On a personal level, Lunar New Year has really brought to focus the familial aspect of the holiday for Xa. “I think families like us who have children or a loved one at home are really lucky,” says Xa. “In about five years, both my children will have gone to college, but now I get to really be with them. So I'm just very grateful that I have a healthy family.”

Chris Light – TS Emporium

In Mandarin, the word for fish (yu) is a homonym for the word abundance, so fish and seafood are often popular foods to eat during Lunar New Year.

One of Chris Light’s favorite dishes to eat was Cantonese seafood stew, which includes an abundance of different types of seafood delicacies such as sea cucumber, fish maw, and abalone.

“Growing up in Taiwan, we always had one dish that nobody's supposed to touch for until days after Chinese New Year,” says Light. “There's a phrase called nian nian you yu, meaning every year you have leftovers or are overflowing, excess. Every year, we would have one huge steamed fish, and we would just leave it there for days to just give that feeling that we have a lot of extra left over from the previous year to this year.”

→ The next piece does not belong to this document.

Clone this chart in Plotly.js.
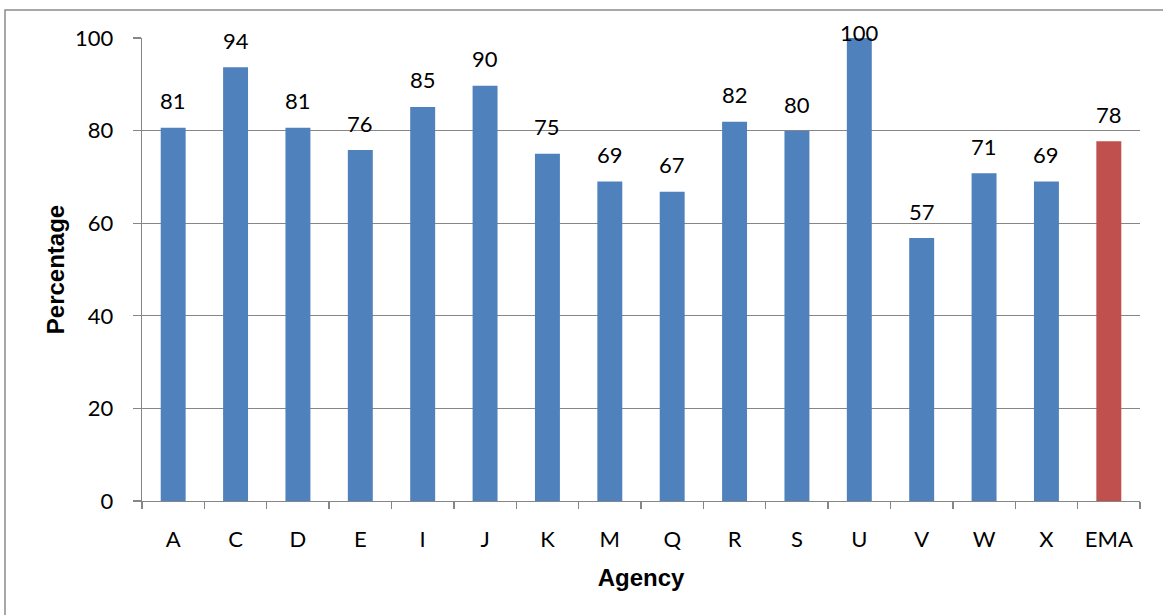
<!DOCTYPE html>
<html>
<head>
<meta charset="utf-8">
<script src="https://cdn.plot.ly/plotly-3.0.1.min.js"></script>
<style>
  html, body { margin: 0; padding: 0; background: #ffffff; }
  #chart { width: 1163px; height: 615px; }
</style>
</head>
<body>
<div id="chart"></div>
<script>
// ---- data ----
const agencies = ["A", "C", "D", "E", "I", "J", "K", "M", "Q", "R", "S", "U", "V", "W", "X", "EMA"];
const percentages = [80.6, 93.7, 80.6, 75.8, 85.1, 89.7, 75.0, 69.0, 66.8, 81.9, 79.9, 100, 56.8, 70.8, 69.0, 77.7];
const barColors = ["#4F81BD", "#4F81BD", "#4F81BD", "#4F81BD", "#4F81BD", "#4F81BD", "#4F81BD", "#4F81BD",
                   "#4F81BD", "#4F81BD", "#4F81BD", "#4F81BD", "#4F81BD", "#4F81BD", "#4F81BD", "#C0504D"];
const yTicks = [0, 20, 40, 60, 80, 100];

// ---- layout geometry ----
const W = 1163, H = 615;
const M = { l: 142, r: 23, t: 38, b: 114 };
const plotH = H - M.t - M.b;
const plotW = W - M.l - M.r;
const yMax = 100;
const pxPerUnit = plotH / yMax;

const labelFont = { family: "Lato, 'Open Sans', sans-serif", size: 22, color: "#000000" };
const titleFont = { family: "'Liberation Sans', Arial, sans-serif", size: 24, color: "#000000", weight: "bold" };
const gridCol = "#868686";

const annotations = agencies.map((a, i) => {
  const v = percentages[i];
  const shift = Math.min(27, (yMax - v) * pxPerUnit + 6);
  return {
    x: a, y: v, xref: "x", yref: "y",
    text: String(Math.round(v)),
    showarrow: false, yanchor: "middle", xanchor: "center",
    yshift: shift, font: labelFont
  };
});

const trace = {
  type: "bar",
  x: agencies,
  y: percentages,
  marker: { color: barColors, line: { width: 0 } },
  hoverinfo: "x+y"
};

const layout = {
  width: W, height: H,
  margin: M,
  paper_bgcolor: "#ffffff",
  plot_bgcolor: "#ffffff",
  showlegend: false,
  bargap: 0.6,
  font: labelFont,
  xaxis: {
    type: "category",
    showline: true, linecolor: gridCol, linewidth: 1.3,
    ticks: "outside", tickson: "boundaries", ticklen: 7, tickcolor: gridCol, tickwidth: 1.3,
    tickfont: labelFont,
    ticklabelstandoff: 18,
    showgrid: false,
    title: { text: "Agency", font: titleFont, standoff: 18 }
  },
  yaxis: {
    range: [0, yMax],
    tickvals: yTicks,
    showline: true, linecolor: gridCol, linewidth: 1.3,
    ticks: "outside", ticklen: 8, tickcolor: gridCol, tickwidth: 1.3,
    tickfont: labelFont,
    ticklabelstandoff: 15,
    showgrid: true, gridcolor: gridCol, gridwidth: 1.3,
    zeroline: false,
    title: { text: "Percentage", font: titleFont, standoff: 3 }
  },
  annotations: annotations,
  shapes: [{
    type: "rect", xref: "paper", yref: "paper", layer: "below",
    x0: (5 - M.l) / plotW, x1: 1.1,
    y0: -0.5, y1: 1 + (M.t - 10) / plotH,
    line: { color: "#8c8c8c", width: 1.5 }
  }]
};

Plotly.newPlot("chart", [trace], layout, { displayModeBar: false, staticPlot: true });
</script>
</body>
</html>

Another tradition is handing out red envelopes filled with money to children. “One huge thing is greeting the ‘elderly,’” Light shares. “The aunts and uncles would come over to our house, or we would walk over to their house. Every time you visit their house, that was a sure way of receiving a red envelope, so you wanted to visit as many as possible.”

A newer tradition that Light adopted was gathering with friends after New Year’s dinner to play a game of Hoo Hey How (translated as Fish Crab Prawn), which is a traditional Chinese dice game.

“It's a simple little game that you can bet on—it's almost like roulette really,” Light explains. “It’s a very interesting game that you usually only play during Chinese New Year for good luck.”